FOSS is trying to pry back a just share of humanity’s being able to copy software and messages at almost no cost, from people who try to reap all the benefits only for themselves, which is egoism at scale (there are other aspects to it, which somewhat reduce the scandal, but this is what is visible to anyone who looks and doesn’t just accept any injustice as normal).
Egoism at scale is a slavery and thus a calamity producing machine, but political slogans only will not defeat it: an educational and participation-in-one’s-own-and-community’s-life effort is needed, and also an awareness that everybody needs to strive for quality, a non-judgemental attitude, respect of users, humans in general, e.g. strive for love in the sense of being oneself a loving human all the time.

Regarding your question: Aren’t we talking already? So, what exactly do you mean?
I don’t have enough of an overview of the framework technically (one of my current TODOs) in order to emit pull requests, but I guess I wrote a lot of indications already for devs to understand the problem and improve the translation framework. They might even know all this already from the experiences gleaned after creating the translation framework, and understanding the implications of what they see via the incoming translation DB items. Maybe the needed technical changes might just need time?
I don’t know enough about the core dev ecosystem and functionings at this point in time, and translation teams tend to group into language groups, and thus maybe the cross-domain communication (devs – translation contributors) is somewhat incomplete (in lack of a better term)?
It’s also possible that some devs try to over-engineer translation using AI, skipping a much simpler, but essential step of the human look at each and every item, in order to automate more, but lacking experience in the domain?
It’s also possible that every necessary step is currently in the works already and ready in some weeks or months or so? I don’t have information about what’s going on “behind the scene”, so to speak.

Said another way, I don’t want to be rant-y, just offer a contribution of mine in an effort to share an experience which might benefit whoever is interested in translation improvements.

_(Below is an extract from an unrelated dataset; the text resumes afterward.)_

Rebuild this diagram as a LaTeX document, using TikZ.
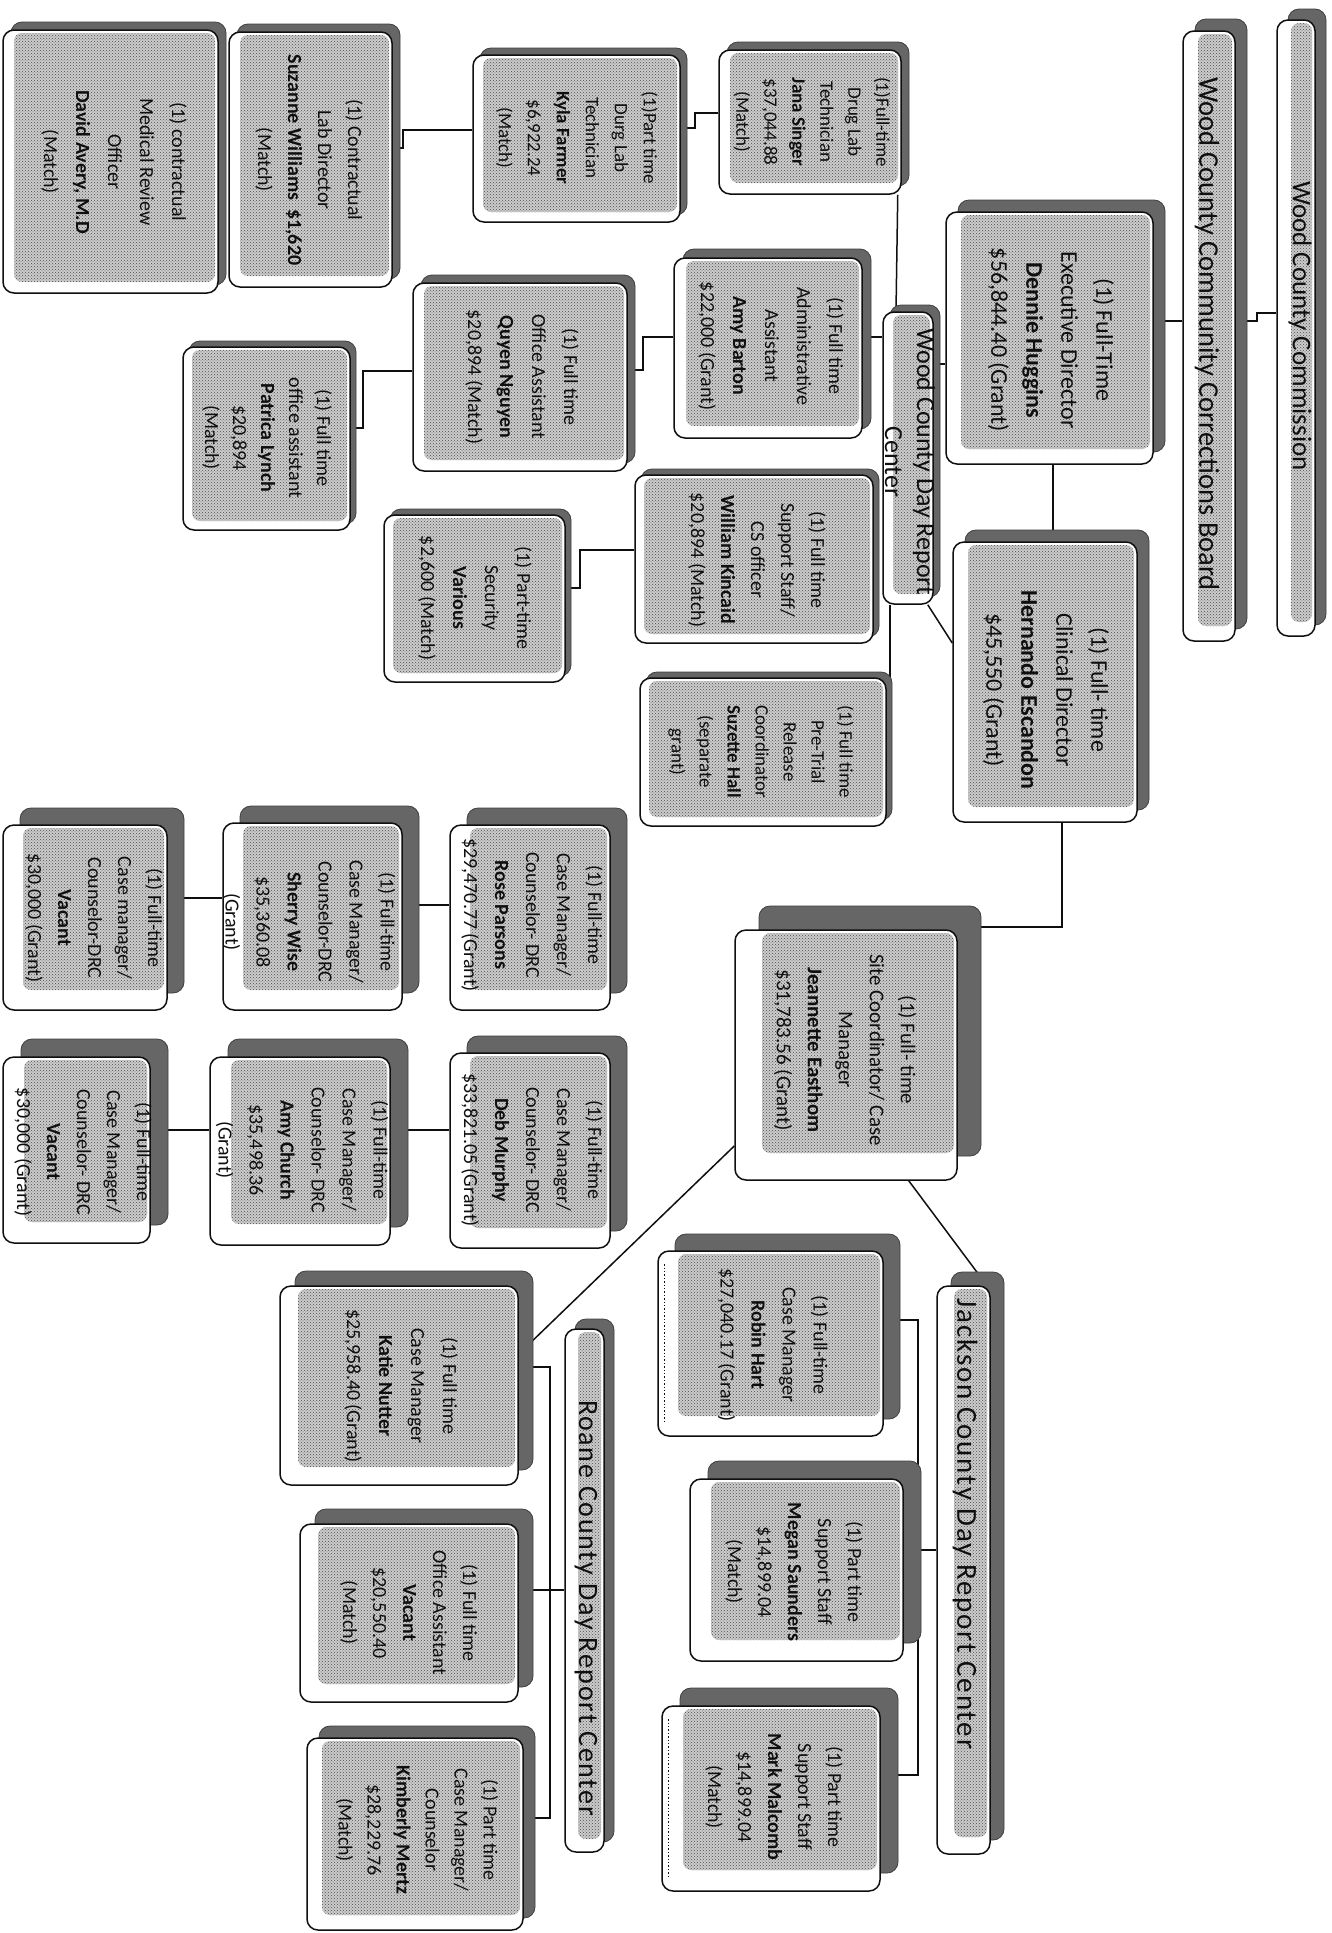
\documentclass[tikz,border=0pt]{standalone}
\usepackage{fontspec}
\setmainfont{Carlito}
\usetikzlibrary{shadows,patterns,calc}
\pgfdeclarelayer{bg}
\pgfsetlayers{bg,main}
\definecolor{shcol}{gray}{0.40}
\definecolor{stipfill}{gray}{0.80}
\definecolor{stipdot}{gray}{0.30}
\definecolor{ink}{gray}{0.06}
\tikzset{
  obox/.style={draw=ink, line width=1.5pt, fill=white, rounded corners=11pt, inner sep=0pt,
    general shadow={fill=shcol, draw=ink!80, line width=0.8pt, shadow xshift=#1pt, shadow yshift=#1pt},
    path picture={
      \path[fill=stipfill, rounded corners=8pt, postaction={pattern=crosshatch dots, pattern color=stipdot}]
        ([xshift=#1pt+3pt, yshift=#1pt+3pt]path picture bounding box.south west) rectangle
        ([xshift=-3pt, yshift=-3pt]path picture bounding box.north east);
    }},
  obox/.default=9,
  txt/.style={rotate=-90, align=center, inner sep=0pt, text=ink, font=\fontsize{20}{31}\selectfont},
  conn/.style={draw=ink, line width=1.5pt},
  dotedge/.style={draw=ink, line width=1.4pt, dotted},
}
\newcommand\orgbox[6]{\node[obox=#2, minimum width={(#5-#3)*1pt}, minimum height={(#6-#4)*1pt}] (#1) at ({(#3+#5)/2},{(#4+#6)/2}) {};}
\begin{document}
\begin{tikzpicture}[x=1pt,y=-1pt]
\begin{pgfonlayer}{bg}
\fill[white] (0,0) rectangle (1331,1933);
\end{pgfonlayer}
\useasboundingbox (0,0) rectangle (1331,1933);

% ---------- top level ----------
\orgbox{comm}{11}{1277}{20}{1315}{636}
\node[txt, font=\fontsize{27}{30}\selectfont] (commt) at (1300,326) {Wood County Commission};
\orgbox{board}{12}{1183}{31}{1235}{641}
\node[txt, font=\fontsize{28.5}{30}\selectfont] (boardt) at (1207,334) {Wood County Community Corrections Board};
\orgbox{exec}{12}{946}{212}{1153}{464}
\node[txt, font=\fontsize{24}{35}\selectfont] (exect) at (1051,340) {(1) Full-Time\\Executive Director\\\textbf{Dennie Huggins}\\\$56,844.40 (Grant)};
\orgbox{clin}{12}{953}{542}{1137}{822}
\node[txt, font=\fontsize{24}{35}\selectfont] (clint) at (1046,690) {(1) Full- time\\Clinical Director\\\textbf{Hernando Escandon}\\\$45,550 (Grant)};
\orgbox{drc}{7}{883}{312}{933}{604}
\node[txt, font=\fontsize{26}{32}\selectfont] (drct) at (910,462) {Wood County Day Report\\Center};

% ---------- lab ----------
\orgbox{jana}{8}{719}{50}{901}{194}
\node[txt, font=\fontsize{19}{28}\selectfont] (janat) at (812,122) {(1)Full-time\\Drug Lab\\Technician\\\textbf{Jana Singer}\\\$37,044.88\\(Match)};
\orgbox{kyla}{7}{473}{55}{680}{222}
\node[txt, font=\fontsize{19}{29}\selectfont] (kylat) at (577,138) {(1)Part time\\Durg Lab\\Technician\\\textbf{Kyla Farmer}\\\$6,922.24\\(Match)};
\orgbox{lab}{8}{229}{32}{392}{287}
\node[txt, font=\fontsize{20}{30}\selectfont] (labt) at (309,160) {(1) Contractual\\Lab Director\\\textbf{Suzanne Williams\ \ \$1,620}\\(Match)};
\orgbox{mro}{8}{3}{30}{218}{293}
\node[txt, font=\fontsize{20}{32}\selectfont] (mrot) at (114,162) {(1) contractual\\Medical Review\\Officer\\\textbf{David Avery, M.D}\\(Match)};

% ---------- office ----------
\orgbox{amyb}{9}{674}{258}{862}{438}
\node[txt, font=\fontsize{20}{32}\selectfont] (amybt) at (771,346) {(1) Full time\\Administrative\\Assistant\\\textbf{Amy Barton}\\\$22,000 (Grant)};
\orgbox{quyen}{8}{413}{283}{627}{471}
\node[txt, font=\fontsize{20}{32}\selectfont] (quyent) at (522,377) {(1) Full time\\Office Assistant\\\textbf{Quyen Nguyen}\\\$20,894 (Match)};
\orgbox{patrica}{6}{183}{347}{350}{530}
\node[txt, font=\fontsize{20}{28}\selectfont] (patricat) at (267,438) {(1) Full time\\office assistant\\\textbf{Patrica Lynch}\\\$20,894\\(Match)};
\orgbox{kinc}{6}{635}{475}{873}{643}
\node[txt, font=\fontsize{20}{30}\selectfont] (kinct) at (757,560) {(1) Full time\\Support Staff/\\CS officer\\\textbf{William Kincaid}\\\$20,894 (Match)};
\orgbox{secur}{6}{384}{515}{565}{682}
\node[txt, font=\fontsize{20}{32}\selectfont] (secart) at (475,598) {(1) Part-time\\Security\\\textbf{Various}\\\$2,600 (Match)};
\orgbox{pretr}{6}{640}{678}{886}{826}
\node[txt, font=\fontsize{19}{28}\selectfont] (pretrt) at (761,752) {(1) Full time\\Pre-Trial\\Release\\Coordinator\\\textbf{Suzette Hall}\\(separate\\grant)};

% ---------- site / counselors ----------
\orgbox{site}{24}{735}{930}{957}{1180}
\node[txt, font=\fontsize{21}{31}\selectfont] (sitet) at (845,1050) {(1) Full- time\\Site Coordinator/ Case\\Manager\\\textbf{Jeannette Easthom}\\\$31,783.56 (Grant)};
\orgbox{rose}{17}{450}{825}{610}{1010}
\node[txt] (roset) at (532,915) {(1) Full-time\\Case Manager/\\Counselor- DRC\\\textbf{Rose Parsons}\\\$29,470.77 (Grant)};
\orgbox{sherry}{17}{223}{823}{402}{1010}
\node[txt] (sherryt) at (309,922) {(1) Full-time\\Case Manager/\\Counselor-DRC\\\textbf{Sherry Wise}\\\$35,360.08\\(Grant)};
\orgbox{vaca}{17}{3}{825}{167}{1010}
\node[txt, font=\fontsize{20}{30}\selectfont] (vacat) at (94,918) {(1) Full-time\\Case manager/\\Counselor-DRC\\\textbf{Vacant}\\\$30,000 (Grant)};
\orgbox{deb}{17}{450}{1053}{610}{1248}
\node[txt] (debt) at (532,1150) {(1) Full-time\\Case Manager/\\Counselor- DRC\\\textbf{Deb Murphy}\\\$33,821.05 (Grant)};
\orgbox{amyc}{18}{210}{1057}{390}{1245}
\node[txt] (amyct) at (302,1150) {(1) Full-time\\Case Manager/\\Counselor- DRC\\\textbf{Amy Church}\\\$35,498.36\\(Grant)};
\orgbox{vacb}{18}{3}{1057}{150}{1243}
\node[txt, font=\fontsize{20}{30}\selectfont] (vacbt) at (83,1152) {(1) Full-time\\Case Manager/\\Counselor- DRC\\\textbf{Vacant}\\\$30,000 (Grant)};

% ---------- Jackson ----------
\orgbox{jack}{14}{937}{1286}{990}{1854}
\node[txt, font=\fontsize{29}{30}\selectfont\addfontfeatures{LetterSpace=6}] (jackt) at (965,1524) {Jackson County Day Report Center};
\orgbox{robin}{17}{658}{1251}{883}{1436}
\node[txt] (robint) at (773,1345) {(1) Full-time\\Case Manager\\\textbf{Robin Hart}\\\$27,040.17 (Grant)};
\orgbox{megan}{18}{690}{1479}{903}{1661}
\node[txt, font=\fontsize{20}{30}\selectfont] (megant) at (794,1572) {(1) Part time\\Support Staff\\\textbf{Megan Saunders}\\\$14,899.04\\(Match)};
\orgbox{mark}{18}{662}{1706}{880}{1891}
\node[txt, font=\fontsize{20}{30}\selectfont] (markt) at (774,1797) {(1) Part time\\Support Staff\\\textbf{Mark Malcomb}\\\$14,899.04\\(Match)};

% ---------- Roane ----------
\orgbox{roane}{10}{565}{1329}{604}{1852}
\node[txt, font=\fontsize{28}{30}\selectfont\addfontfeatures{LetterSpace=6}] (roanet) at (586,1608) {Roane County Day Report Center};
\orgbox{katie}{15}{280}{1286}{518}{1485}
\node[txt, font=\fontsize{20}{32}\selectfont] (katiet) at (401,1386) {(1) Full time\\Case Manager\\\textbf{Katie Nutter}\\\$25,958.40 (Grant)};
\orgbox{office}{15}{300}{1524}{518}{1702}
\node[txt, font=\fontsize{20}{30}\selectfont] (officet) at (409,1613) {(1) Full time\\Office Assistant\\\textbf{Vacant}\\\$20,550.40\\(Match)};
\orgbox{kim}{12}{307}{1738}{523}{1930}
\node[txt, font=\fontsize{20}{29}\selectfont] (kimt) at (417,1830) {(1) Part time\\Case Manager/\\Counselor\\\textbf{Kimberly Mertz}\\\$28,229.76\\(Match)};

% dotted left edges seen on two boxes
\draw[dotedge] ([xshift=7pt,yshift=-14pt]robin.north west) -- ([xshift=7pt,yshift=14pt]robin.south west);
\draw[dotedge] ([xshift=7pt,yshift=-14pt]mark.north west) -- ([xshift=7pt,yshift=14pt]mark.south west);

% ---------- connectors ----------
\begin{pgfonlayer}{bg}
\draw[conn] (exec.east |- 0,321) -- (board.west |- 0,321);
\draw[conn] (board.east |- 0,321) -- (1257,321) -- (1257,313) -- (comm.west |- 0,313);
\draw[conn] (drc.east |- 0,364) -- (exec.west |- 0,364);
\draw[conn] (1053,0 |- exec.south) -- (1053,0 |- clin.north);
\draw[conn] ([xshift=-6pt]drc.south east) -- (clin.west |- 0,643);
\draw[conn] ([xshift=-4pt]jana.south east) -- (896,0 |- drc.north);
\draw[conn] (jana.west |- 0,113) -- (695,113) -- (695,128) -- (kyla.east |- 0,128);
\draw[conn] (kyla.west |- 0,130) -- (403,130) -- (403,148) -- (lab.east |- 0,148);
\draw[conn] (amyb.east |- 0,337) -- (drc.west |- 0,337);
\draw[conn] (amyb.west |- 0,337) -- (643,337) -- (643,370) -- (quyen.east |- 0,370);
\draw[conn] (quyen.west |- 0,371) -- (363,371) -- (363,428) -- (patrica.east |- 0,428);
\draw[conn] (kinc.west |- 0,550) -- (580,550) -- (580,588) -- (secur.east |- 0,588);
\draw[conn] (890,0 |- drc.south) -- (890,0 |- pretr.north);
\draw[conn] (1062,0 |- clin.south) -- (1062,927) -- (site.east |- 0,927);
\draw[conn] ([xshift=-49pt]site.south east) -- ([xshift=-4pt]jack.north east);
\draw[conn] (site.west |- 0,1146) -- (katie.east |- 0,1354);
\draw[conn] (katie.east |- 0,1367) -- (550,1367) -- (550,1818) -- (kim.east |- 0,1818);
\draw[conn] (office.east |- 0,1590) -- (roane.west |- 0,1590);
\draw[conn] (robin.east |- 0,1320) -- (918,1320) -- (918,1775) -- (mark.east |- 0,1775);
\draw[conn] (megan.east |- 0,1550) -- (jack.west |- 0,1550);
\draw[conn] (sherry.east |- 0,905) -- (rose.west |- 0,905);
\draw[conn] (vaca.east |- 0,898) -- (sherry.west |- 0,898);
\draw[conn] (amyc.east |- 0,1130) -- (deb.west |- 0,1130);
\draw[conn] (vacb.east |- 0,1130) -- (amyc.west |- 0,1130);
\end{pgfonlayer}
\end{tikzpicture}
\end{document}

Translation is a lot of work, anyway. And tools can help alleviate it, if done correctly.

Hi Julian,

I’m not sure what you are trying to say by this. Please elaborate. Thank you.

Viele Grüße
wolfram

Hi,

the support with locally managed translations is appreciated, but unfortunately, the translation tool of ERPNext is based on a too simple concept after all. Instead of a language-agnostic keyword, the English words are used as the reference for the translation. “Cancel” just as an example leads to different translations in different context (abort the next step, annullate a document, etc.), but in ERPNext I can enter only one of them. Translation will not improve unless a fundamental change is made to the core of ERPNext to strictly separate the label of a field/function from its translation.